AIM
Exactly repeat the material, dropping only the pictures.

SOURCE DATA
══════
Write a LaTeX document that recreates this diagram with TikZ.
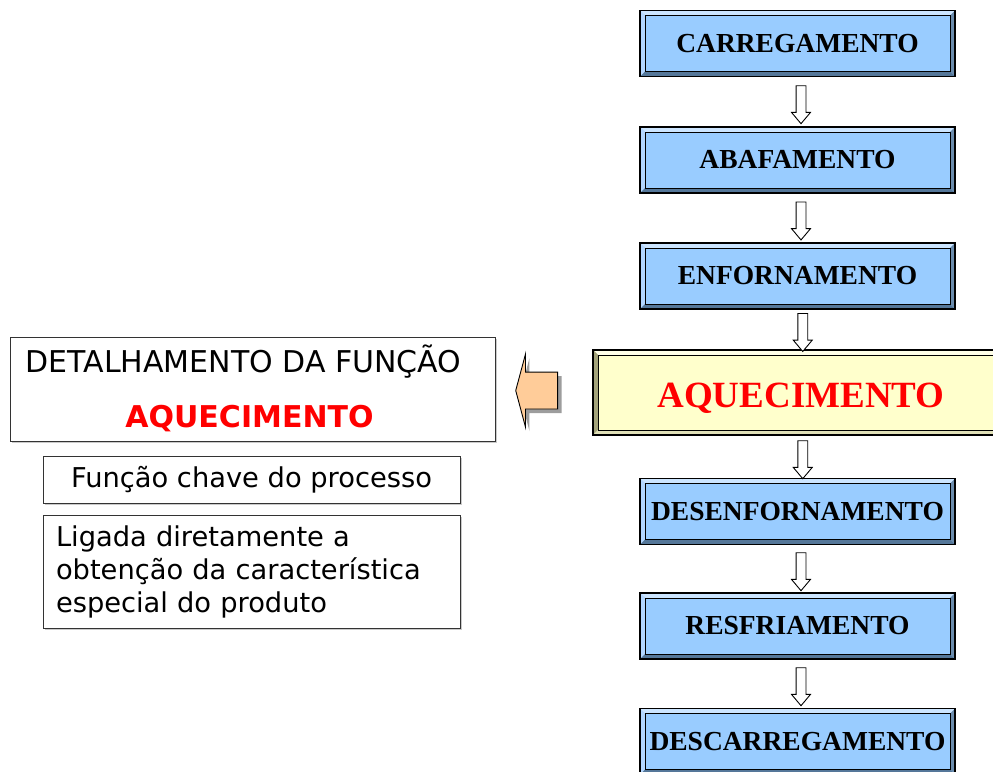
\documentclass[tikz,border=0pt]{standalone}
\usepackage{fontspec}
\setmainfont{Liberation Serif}
\newfontfamily\verdanalike{DejaVu Sans}
\usetikzlibrary{shapes.arrows,shadows}

\definecolor{boxblue}{HTML}{99CCFF}
\definecolor{bluetop}{HTML}{CCE5FF}
\definecolor{blueleft}{HTML}{B3D6FF}
\definecolor{bluebottom}{HTML}{557799}
\definecolor{blueright}{HTML}{6B8CAD}
\definecolor{boxyellow}{HTML}{FFFFCC}
\definecolor{yellowtop}{HTML}{FFFFE8}
\definecolor{yellowleft}{HTML}{A3A37A}
\definecolor{yellowbottom}{HTML}{E0E0B8}
\definecolor{yellowright}{HTML}{C0C090}
\definecolor{arroworange}{HTML}{FFCC99}

\tikzset{
	bevel/.style n args={4}{path picture={
		\path (path picture bounding box.north west) coordinate (bv-nw)
			(path picture bounding box.north east) coordinate (bv-ne)
			(path picture bounding box.south east) coordinate (bv-se)
			(path picture bounding box.south west) coordinate (bv-sw);
		\fill[#1] (bv-nw) -- (bv-ne) -- ([shift={(-5pt,-5pt)}]bv-ne) -- ([shift={(5pt,-5pt)}]bv-nw) -- cycle;
		\fill[#2] (bv-nw) -- (bv-sw) -- ([shift={(5pt,5pt)}]bv-sw) -- ([shift={(5pt,-5pt)}]bv-nw) -- cycle;
		\fill[#3] (bv-sw) -- (bv-se) -- ([shift={(-5pt,5pt)}]bv-se) -- ([shift={(5pt,5pt)}]bv-sw) -- cycle;
		\fill[#4] (bv-ne) -- (bv-se) -- ([shift={(-5pt,5pt)}]bv-se) -- ([shift={(-5pt,-5pt)}]bv-ne) -- cycle;
		\draw[line width=0.6pt] ([shift={(5pt,-5pt)}]bv-nw) rectangle ([shift={(-5pt,5pt)}]bv-se);
	}},
	stepbox/.style={draw, line width=1.2pt, fill=boxblue, minimum width=315, minimum height=66, inner sep=0,
		font=\fontsize{27.5}{30}\selectfont\bfseries, bevel={bluetop}{blueleft}{bluebottom}{blueright}},
	keybox/.style={draw, line width=1.2pt, fill=boxyellow, minimum width=416, minimum height=85, inner sep=0,
		text height=29.4, text depth=0, text=red, font=\fontsize{37}{40}\selectfont\bfseries,
		bevel={yellowtop}{yellowleft}{yellowbottom}{yellowright}},
	flowarrow/.style={single arrow, draw, fill=white, line width=0.9pt, shape border rotate=270, inner sep=4.5,
		single arrow head extend=4.5, single arrow tip angle=80, minimum height=38, xshift=3.5},
	notebox/.style={draw=black!80, line width=1pt, fill=white, inner sep=0,
		drop shadow={shadow xshift=2pt, shadow yshift=-2pt, fill=black!35, opacity=0.6}},
}

\begin{document}
\begin{tikzpicture}[x=1pt, y=-1pt]
	\useasboundingbox (0,0) rectangle (993,771);
	%process steps
		\node[stepbox] (carregamento) at (797.5,43.5) {CARREGAMENTO};
		\node[stepbox] (abafamento) at (797.5,160) {ABAFAMENTO};
		\node[stepbox] (enfornamento) at (797.5,276) {ENFORNAMENTO};
		\node[keybox] (aquecimento) at (801,392.5) {AQUECIMENTO};
		\node[stepbox] (desenfornamento) at (797.5,511.5) {DESENFORNAMENTO};
		\node[stepbox] (resfriamento) at (797.5,626) {RESFRIAMENTO};
		\node[stepbox] (descarregamento) at (797.5,741.5) {DESCARREGAMENTO};
	%arrows between steps
		\foreach \a/\b in {carregamento/abafamento, abafamento/enfornamento, enfornamento/aquecimento,
			aquecimento/desenfornamento, desenfornamento/resfriamento, resfriamento/descarregamento}
			\path (\a.south) -- (\b.north) node[midway, flowarrow] (seta-\a) {};
	%detail of the function
		\node[notebox, minimum width=485, minimum height=104] (detalhe) at (252.5,389) {};
		\node[anchor=base west, font=\verdanalike\fontsize{30}{34}\selectfont] (titulo) at (22,372) {DETALHAMENTO DA FUNÇÃO};
		\node[anchor=base, text=red, font=\verdanalike\fontsize{30}{34}\selectfont\bfseries] (funcao) at (249.5,427) {AQUECIMENTO};
		\path (aquecimento.west) -- (detalhe.east) node[pos=0.55, single arrow, draw, fill=arroworange, line width=0.9pt,
			shape border rotate=180, inner sep=18, single arrow head extend=18, single arrow tip angle=150, minimum height=38,
			drop shadow={shadow xshift=4pt, shadow yshift=-4pt, fill=black!55, opacity=0.7}] (seta-detalhe) {};
	%notes
		\node[notebox, minimum width=417, minimum height=47, font=\verdanalike\fontsize{27.3}{33}\selectfont] (chave) at (251.5,479.5) {Função chave do processo};
		\node[notebox, minimum width=417, minimum height=113, inner xsep=13, text width=391, align=left,
			font=\verdanalike\fontsize{27.3}{33}\selectfont] (ligada) at (251.5,571.5) {Ligada diretamente a\\obtenção da característica\\especial do produto};
\end{tikzpicture}
\end{document}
══════
PROBLEM SOLUTION
Write a LaTeX document that recreates this diagram with TikZ.
\documentclass[tikz,border=0pt]{standalone}
\usepackage{fontspec}
\setmainfont{Liberation Serif}
\newfontfamily\verdanalike{DejaVu Sans}
\usetikzlibrary{shapes.arrows,shadows}

\definecolor{boxblue}{HTML}{99CCFF}
\definecolor{bluetop}{HTML}{CCE5FF}
\definecolor{blueleft}{HTML}{B3D6FF}
\definecolor{bluebottom}{HTML}{557799}
\definecolor{blueright}{HTML}{6B8CAD}
\definecolor{boxyellow}{HTML}{FFFFCC}
\definecolor{yellowtop}{HTML}{FFFFE8}
\definecolor{yellowleft}{HTML}{A3A37A}
\definecolor{yellowbottom}{HTML}{E0E0B8}
\definecolor{yellowright}{HTML}{C0C090}
\definecolor{arroworange}{HTML}{FFCC99}

\tikzset{
	bevel/.style n args={4}{path picture={
		\path (path picture bounding box.north west) coordinate (bv-nw)
			(path picture bounding box.north east) coordinate (bv-ne)
			(path picture bounding box.south east) coordinate (bv-se)
			(path picture bounding box.south west) coordinate (bv-sw);
		\fill[#1] (bv-nw) -- (bv-ne) -- ([shift={(-5pt,-5pt)}]bv-ne) -- ([shift={(5pt,-5pt)}]bv-nw) -- cycle;
		\fill[#2] (bv-nw) -- (bv-sw) -- ([shift={(5pt,5pt)}]bv-sw) -- ([shift={(5pt,-5pt)}]bv-nw) -- cycle;
		\fill[#3] (bv-sw) -- (bv-se) -- ([shift={(-5pt,5pt)}]bv-se) -- ([shift={(5pt,5pt)}]bv-sw) -- cycle;
		\fill[#4] (bv-ne) -- (bv-se) -- ([shift={(-5pt,5pt)}]bv-se) -- ([shift={(-5pt,-5pt)}]bv-ne) -- cycle;
		\draw[line width=0.6pt] ([shift={(5pt,-5pt)}]bv-nw) rectangle ([shift={(-5pt,5pt)}]bv-se);
	}},
	stepbox/.style={draw, line width=1.2pt, fill=boxblue, minimum width=315, minimum height=66, inner sep=0,
		font=\fontsize{27.5}{30}\selectfont\bfseries, bevel={bluetop}{blueleft}{bluebottom}{blueright}},
	keybox/.style={draw, line width=1.2pt, fill=boxyellow, minimum width=416, minimum height=85, inner sep=0,
		text height=29.4, text depth=0, text=red, font=\fontsize{37}{40}\selectfont\bfseries,
		bevel={yellowtop}{yellowleft}{yellowbottom}{yellowright}},
	flowarrow/.style={single arrow, draw, fill=white, line width=0.9pt, shape border rotate=270, inner sep=4.5,
		single arrow head extend=4.5, single arrow tip angle=80, minimum height=38, xshift=3.5},
	notebox/.style={draw=black!80, line width=1pt, fill=white, inner sep=0,
		drop shadow={shadow xshift=2pt, shadow yshift=-2pt, fill=black!35, opacity=0.6}},
}

\begin{document}
\begin{tikzpicture}[x=1pt, y=-1pt]
	\useasboundingbox (0,0) rectangle (993,771);
	%process steps
		\node[stepbox] (carregamento) at (797.5,43.5) {CARREGAMENTO};
		\node[stepbox] (abafamento) at (797.5,160) {ABAFAMENTO};
		\node[stepbox] (enfornamento) at (797.5,276) {ENFORNAMENTO};
		\node[keybox] (aquecimento) at (801,392.5) {AQUECIMENTO};
		\node[stepbox] (desenfornamento) at (797.5,511.5) {DESENFORNAMENTO};
		\node[stepbox] (resfriamento) at (797.5,626) {RESFRIAMENTO};
		\node[stepbox] (descarregamento) at (797.5,741.5) {DESCARREGAMENTO};
	%arrows between steps
		\foreach \a/\b in {carregamento/abafamento, abafamento/enfornamento, enfornamento/aquecimento,
			aquecimento/desenfornamento, desenfornamento/resfriamento, resfriamento/descarregamento}
			\path (\a.south) -- (\b.north) node[midway, flowarrow] (seta-\a) {};
	%detail of the function
		\node[notebox, minimum width=485, minimum height=104] (detalhe) at (252.5,389) {};
		\node[anchor=base west, font=\verdanalike\fontsize{30}{34}\selectfont] (titulo) at (22,372) {DETALHAMENTO DA FUNÇÃO};
		\node[anchor=base, text=red, font=\verdanalike\fontsize{30}{34}\selectfont\bfseries] (funcao) at (249.5,427) {AQUECIMENTO};
		\path (aquecimento.west) -- (detalhe.east) node[pos=0.55, single arrow, draw, fill=arroworange, line width=0.9pt,
			shape border rotate=180, inner sep=18, single arrow head extend=18, single arrow tip angle=150, minimum height=38,
			drop shadow={shadow xshift=4pt, shadow yshift=-4pt, fill=black!55, opacity=0.7}] (seta-detalhe) {};
	%notes
		\node[notebox, minimum width=417, minimum height=47, font=\verdanalike\fontsize{27.3}{33}\selectfont] (chave) at (251.5,479.5) {Função chave do processo};
		\node[notebox, minimum width=417, minimum height=113, inner xsep=13, text width=391, align=left,
			font=\verdanalike\fontsize{27.3}{33}\selectfont] (ligada) at (251.5,571.5) {Ligada diretamente a\\obtenção da característica\\especial do produto};
\end{tikzpicture}
\end{document}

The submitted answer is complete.